JVM boot optimization via JavaIndex

Published 2024-11-08 on Farid Zakaria's Blog

Ever heard of a JarIndex? I had been doing JVM develpoment for 10+ years and I hadn’t. Read on to discover what it is and how it can speedup your compilation and boot time. 🤓

After having worked on Shrinkwrap and publishing our results in Mapping Out the HPC Dependency Chaos, you start to see the Linux environment as a bit of an oddball.

Everything in Linux is structured around O(n) or O(n^2) search and lookup.

This feels now unsuprising given that everything in Linux searches across colon separate lists (i.e. LD_LIBRARY_PATH, RUN_PATH). This idiom however is even more pervasive and has bled into all of our language.

The JVM for instance, must search for classes amongst a set of directories, files or JARs set on the CLASS_PATH.

Everytime the JVM needs to load a class file, it must perform a linear search along all entries in the CLASS_PATH. Thanksfully, if the entries are directories or JARs, no subsequent search must be performed since the package name of a class dictates the directory structure that must exist.

io.fzakaria.Example -> io/fzakaria/Example.class

Nevertheless, the CLASS_PATH size can be large. At $DAY_JOB$, almost all of our services launch with +300 entries (JARs) on the ClassPath.
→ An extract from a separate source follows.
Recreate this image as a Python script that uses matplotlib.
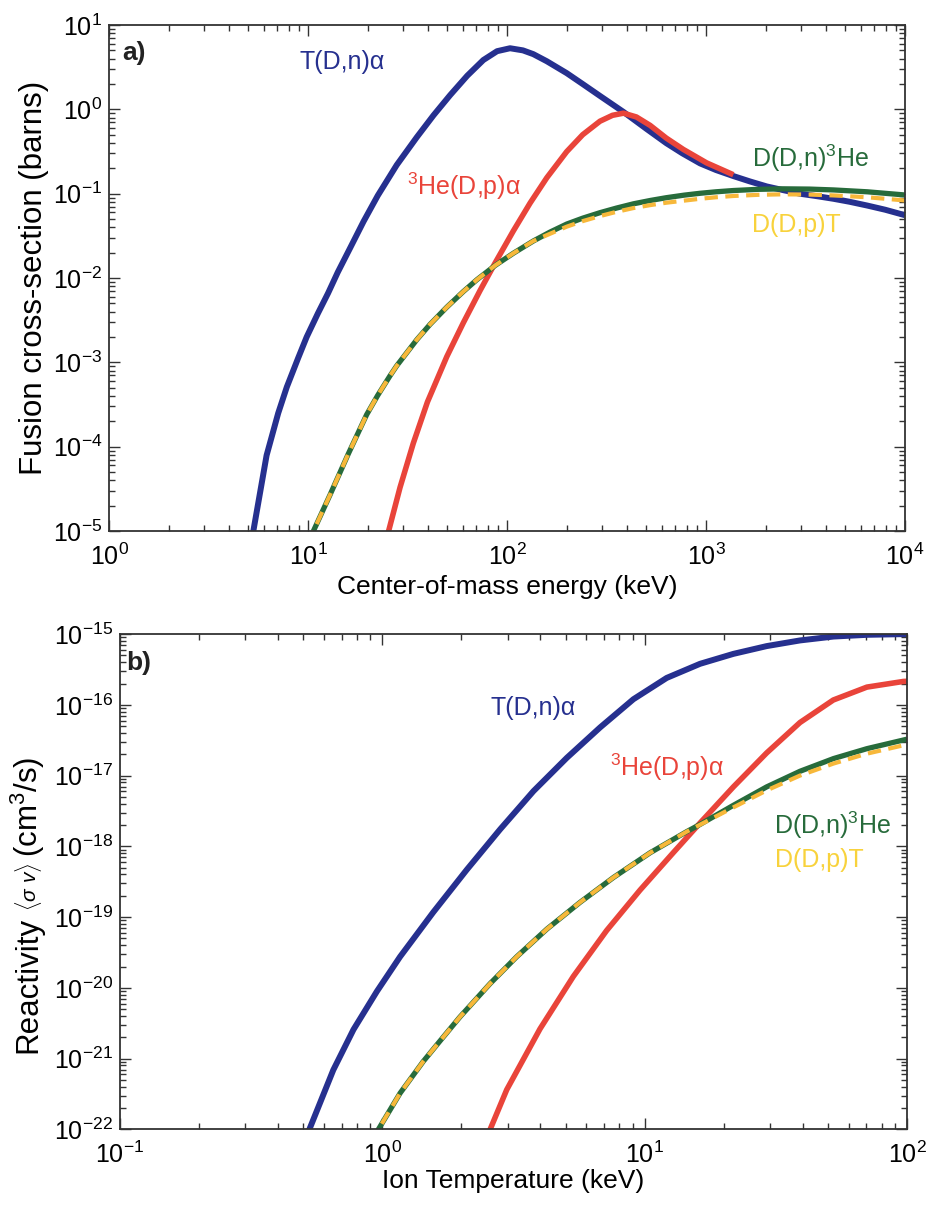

Large enterprise codebases may feature over a thousand ClassPath entries. 😮

A large ClassPath means that the JavaVirtualMachine (JVM) needs to search entry for the desired class. This not only affects startup time for your application, on every startup, repeatedly, but also compilation as well via javac.

The authors of the JVM already knew about this problem, especially when the idea of Java Applets were dominant. Each JAR on the ClassPath would have been fetched via HTTP and would cause unbearable slowdown for startup.

The JDK has support for a JarIndex.

A JarIndex, is a JAR which has a special file INDEX.LIST that effectively contains an index of all JARs on the ClassPath and the packages found within.

JarIndex-Version: 1.0

libMain.jar
Main.class

lib/libA.jar
A.class

lib/libB.jar
B.class

Whenever a class must be searched rather than searching through the CLASS_PATH, the index file is used leading to constant-time lookup for classes.

This seemingly powerful primitive confusingly has been deprecated and ultimately removed in JDK22 (JDK-8302819) 🤔 – citing challenges when having to support a broad ranges of topics such as Multi-Version JARs.

Unsuprisingly, I think this feature would be an easy fit into Bazel, Spack or Nix – as there are a lot more constraints on the type of JARs that need be supported.

I put together a small gist on what this support might look like.

def _jar_index_impl(ctx):
    java_info = ctx.attr.src[JavaInfo]
    java_runtime = ctx.attr._java_runtime[java_common.JavaRuntimeInfo]
    java_home = java_runtime.java_home
    jar_bin = "%s/bin/jar" % java_home

    runtime_jars = " "
    for jar in java_info.transitive_runtime_jars.to_list():
        runtime_jars += jar.path + " "

    cmds = [
        "%s -i %s %s" % (jar_bin, java_info.java_outputs[0].class_jar.path, runtime_jars),
        "cp %s %s" % (java_info.java_outputs[0].class_jar.path, ctx.outputs.index.path),
    ]

    ctx.actions.run_shell(
        inputs = [ java_info.java_outputs[0].class_jar] + java_info.transitive_runtime_jars.to_list(),
        outputs = [ctx.outputs.index],
        tools = java_runtime.files,
        command = ";\n".join(cmds),
    )

    return [
        DefaultInfo(files = depset([ctx.outputs.index])),
    ]

jar_index = rule(
    implementation = _jar_index_impl,
    attrs = {
        "src": attr.label(
            mandatory = True,
            providers = [JavaInfo],
        ),
        "_java_runtime": attr.label(
            default = "@bazel_tools//tools/jdk:current_java_runtime",
            providers = [java_common.JavaRuntimeInfo],
        ),
    },
    outputs = {"index": "%{name}_index.jar"},
)

Further improvements can be made, to give this index-like support to the Java compiler itself and not only for java_binary targets.

We’ve gone out of our way on these systems to define our inputs, enforce contraints and model our dependencies. Not taking advantage of this stability and regressing to the default search often found in our tooling is leaving easy performance improvements on the floor.